Cloud environments such as AWS typically provide a number of ways to interact with the platform - new users can easily provision services (e.g. creating a virtual machine) through an online portal or via a command line interface. More advanced users may choose to deploy services in a more automated fashion - using ‘infrastructure as code’ type tools such as AWS CloudFormation or Terraform from Hashicorp, or using an API driven approach.
As an example, an AWS user can request a virtual machine (known as an instance in AWS terminology) with a specific amount of CPU and memory and with the operating system of their choice. That user can then choose a particular storage configuration (e.g. number and size of attached disks) and can also select the networking configuration of their choice (for example, number of network interfaces, whether the VM has access to the Internet, etc). Once the user has chosen their configuration, they can deploy the VM within a few minutes into the location of their choice (see regions section below).
One of the key points about cloud environments is that users pay only for what they consume. In the example above, our user deploys their VM, makes use of it for their specific purpose and then has the option to tear down the VM once they are finished with it. The user will only need to pay the cloud provider for the time that VM has actually been up and running.
Thinking about our example in the previous section, if a user deploys a virtual machine using AWS, where does that VM actually “go”? Does the user have any control at all over which location his or her VM ends up in? How do we even know which country our resources will reside in?
To answer this question, AWS offers its services from data centres it has deployed all over the world - these data centres are deployed into different geographic areas known as regions. When a user provisions a service in AWS, they have the choice to deploy that service into a specific region. AWS is rolling out more regions over time - it’s kind of pointless me giving the figures on this post as they are likely to be out of date within a few months, so you can find the up to date AWS regions list here.
One of the key characteristics of a region is that it provides a very high degree of isolation from other regions. The idea is that, should something happen within a particular region that takes it offline, regions in other locations will be unaffected.
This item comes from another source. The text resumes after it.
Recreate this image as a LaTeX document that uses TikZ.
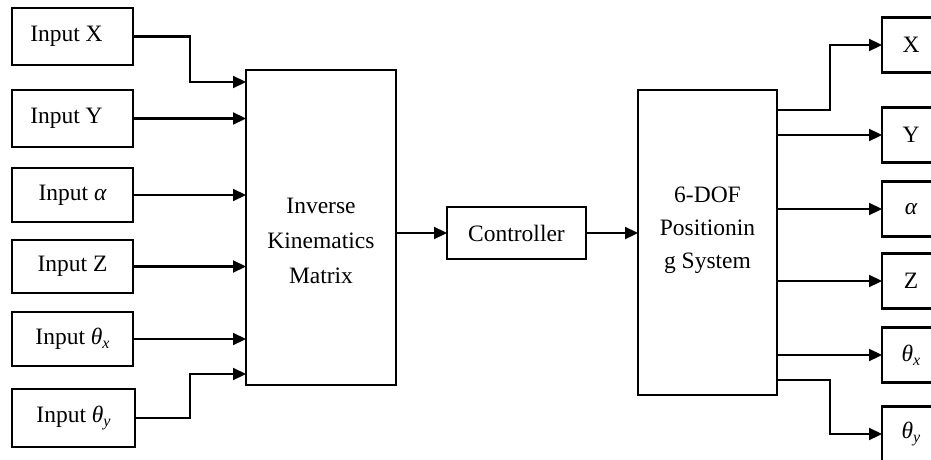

A region is further subdivided into a number of Availability Zones. An AZ also provides a high level of isolation - the difference here is that AZs residing within a region are connected together using extremely low latency links.
To understand how AZs should be used, here’s an example. Let’s say you have a service you want to deploy consisting of a number of redundant virtual machines (say 3). It’s quite likely that you don’t want those VMs to all be deployed into the same physical facility and would prefer them to be distributed across multiple facilities. In that case, you have the option (and in fact it would be recommended) to deploy each of your 3 VMs into different AZs.
Here’s an example. In the diagram below, we have two regions where we are deploying services (Ireland and Oregon). Each of those regions has three Availability Zones (AZs) and we are deploying some services across these AZs (EC2 instances and database instances).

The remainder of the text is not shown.